Olson called the conspiracy charge a piece of "magic" prosecutors have drummed up to make sure their case won't fail. She did not address any of the specific charges filed against her, or proclaim her innocence, but described the justice system as something used by authorities to achieve their own ends. She conceded that such a high-profile case makes her unique among criminal defendants, many of whom receive little notice as they head for trial.

"A lot of those people, most of them, are far worse off than I, lacking support, lacking publicity, or anything but the most rudimentary representation and almost guaranteed as a result, conviction and sentencing and the loss of at least part of their lives in one of the fine unregenerate hellholes that are todays prisons in the American gulag," Olson stated.

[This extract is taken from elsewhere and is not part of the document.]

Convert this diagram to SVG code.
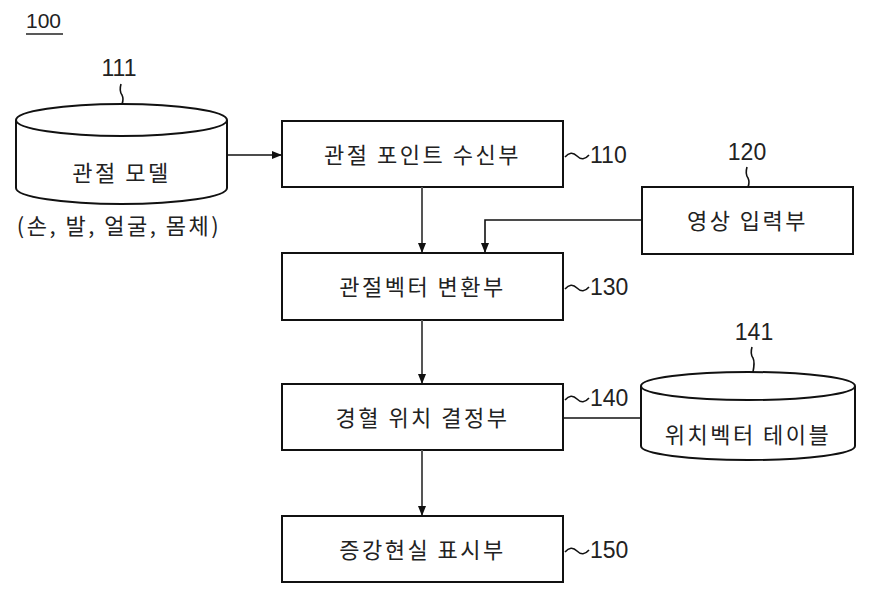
<svg xmlns="http://www.w3.org/2000/svg" width="874" height="601" viewBox="0 0 874 601">
<style>
.box{fill:#fff;stroke:#111;stroke-width:2}
.cyl{fill:#fff;stroke:#111;stroke-width:2}
.kt{font-family:"Noto Sans CJK KR","Noto Sans",sans-serif;font-size:22px;fill:#222;text-anchor:middle;letter-spacing:2.5px}
.num{font-family:"Liberation Sans",Arial,sans-serif;font-size:23px;fill:#222}
.ln{fill:none;stroke:#111;stroke-width:1.6}
.ar{fill:none;stroke:#555;stroke-width:2}
</style>
<defs>
<marker id="ah" markerWidth="10" markerHeight="10" refX="9" refY="5" orient="auto" markerUnits="userSpaceOnUse">
<path d="M0,1 L10,5 L0,9 Z" fill="#111"/>
</marker>
</defs>
<rect width="874" height="601" fill="#fff"/>
<g id="label100">
<text x="26" y="28" class="num" style="font-size:21px">100</text>
<line x1="26" y1="34" x2="63" y2="34" stroke="#222" stroke-width="1.6"/>
</g>
<g id="n111">
<path class="cyl" d="M16,120 L16,188 A105.5,16 0 0 0 227,188 L227,120"/>
<ellipse class="cyl" cx="121.5" cy="120" rx="105.5" ry="16"/>
<text x="121.5" y="181" class="kt">관절 모델</text>
<text x="119" y="234" class="kt">(손, 발, 얼굴, 몸체)</text>
<text x="119" y="76" class="num" text-anchor="middle">111</text>
<path class="ln" d="M121,84 q-2,7 1,11 q2,4 0,9"/>
</g>
<g id="n110">
<rect class="box" x="282" y="121" width="281" height="66"/>
<text x="422.5" y="163" class="kt">관절 포인트 수신부</text>
<path class="ln" d="M565,157 q6,-7 12,-1 t12,-1"/>
<text x="590" y="163" class="num">110</text>
</g>
<g id="n120">
<rect class="box" x="642" y="187" width="211" height="67"/>
<text x="747.5" y="229" class="kt">영상 입력부</text>
<text x="747" y="160" class="num" text-anchor="middle">120</text>
<path class="ln" d="M747,167 q-2,7 1,11 q2,4 0,9"/>
</g>
<g id="n130">
<rect class="box" x="282" y="253" width="281" height="67"/>
<text x="422.5" y="295" class="kt">관절벡터 변환부</text>
<path class="ln" d="M565,289 q6,-7 12,-1 t12,-1"/>
<text x="590" y="295" class="num">130</text>
</g>
<g id="n140">
<rect class="box" x="282" y="384" width="281" height="66"/>
<text x="422.5" y="426" class="kt">경혈 위치 결정부</text>
<path class="ln" d="M565,400 q6,-7 12,-1 t12,-1"/>
<text x="590" y="406" class="num">140</text>
</g>
<g id="n141">
<path class="cyl" d="M641,386 L641,446 A107,14 0 0 0 855,446 L855,386"/>
<ellipse class="cyl" cx="748" cy="386" rx="107" ry="14"/>
<text x="748" y="443" class="kt">위치벡터 테이블</text>
<text x="754" y="340" class="num" text-anchor="middle">141</text>
<path class="ln" d="M752,347 q-2,7 1,11 q2,4 0,14"/>
</g>
<g id="n150">
<rect class="box" x="282" y="516" width="281" height="66"/>
<text x="422.5" y="558" class="kt">증강현실 표시부</text>
<path class="ln" d="M565,552 q6,-7 12,-1 t12,-1"/>
<text x="590" y="558" class="num">150</text>
</g>
<g id="connectors">
<line x1="227" y1="155" x2="281" y2="155" stroke="#111" stroke-width="1.6" marker-end="url(#ah)"/>
<line x1="422" y1="187" x2="422" y2="252" class="ar" marker-end="url(#ah)"/>
<polyline points="642,220 485,220 485,252" fill="none" stroke="#111" stroke-width="1.6" marker-end="url(#ah)"/>
<line x1="422" y1="320" x2="422" y2="383" class="ar" marker-end="url(#ah)"/>
<line x1="563" y1="418" x2="641" y2="418" stroke="#111" stroke-width="1.6"/>
<line x1="422" y1="450" x2="422" y2="515" class="ar" marker-end="url(#ah)"/>
</g>
</svg>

The benefit combined Olson's impassioned speech with an irreverent spirit. Exemplified by a piano rendition of the song If I Only Had a Brain, which was dedicated to L.A. District Attorney Gil Garcetti.

Olson's defense fund coordinator, Mary Sutton, also took the stage to make some more pointed remarks, targeting the prosecution's chief witness Patty Hearst-Shaw.

"Sara is not guilty," Sutton said. "Sara was never a member of the SLA. Patty Hearst, the lead witness, was a member of the SLA and is a convicted felon on many charges. She is the lead witness, so we can hardly consider her testimony credible."

Shaw and Olson have carried on a personal slugfest in recent interviews. Shaw told a magazine Olson was merely an aspiring member of the SLA and Olson called Shaw's account "self-serving." Their differing views on the roles they played in 1975 will likely emerge when the trial gets underway early next year.

Olson's supporters say because the trial will take into account the entire history of the SLA, it could last six to eight months. So far Olson's defense fund has raised about $50,000, partly through sales of her new cookbook entitled, Serving Time: America's Most Wanted Recipes. Defense fund member Mary Ellen Kaluza says the book is for sale in Twin Cities bookstores as well as in California, Olson's other base of support.

She has also held fundraisers in San Francisco; and a Berkeley City Council committee recently passed a resolution supporting her. Kaluza says in California, liberal activists have rallied around Olson politically, while in Minneapolis support has come more through personal connections.

"It's different there (California) than it is here (Minnesota), because here a lot of people respond to Sara on a personal level, because this is where she's lived for so long so people know her personally and they've seen her in all her various community and theater work," Kaluza says.

Olson, was arrested last year and eventually freed on bail. Her trial is scheduled to begin January 8, 2001.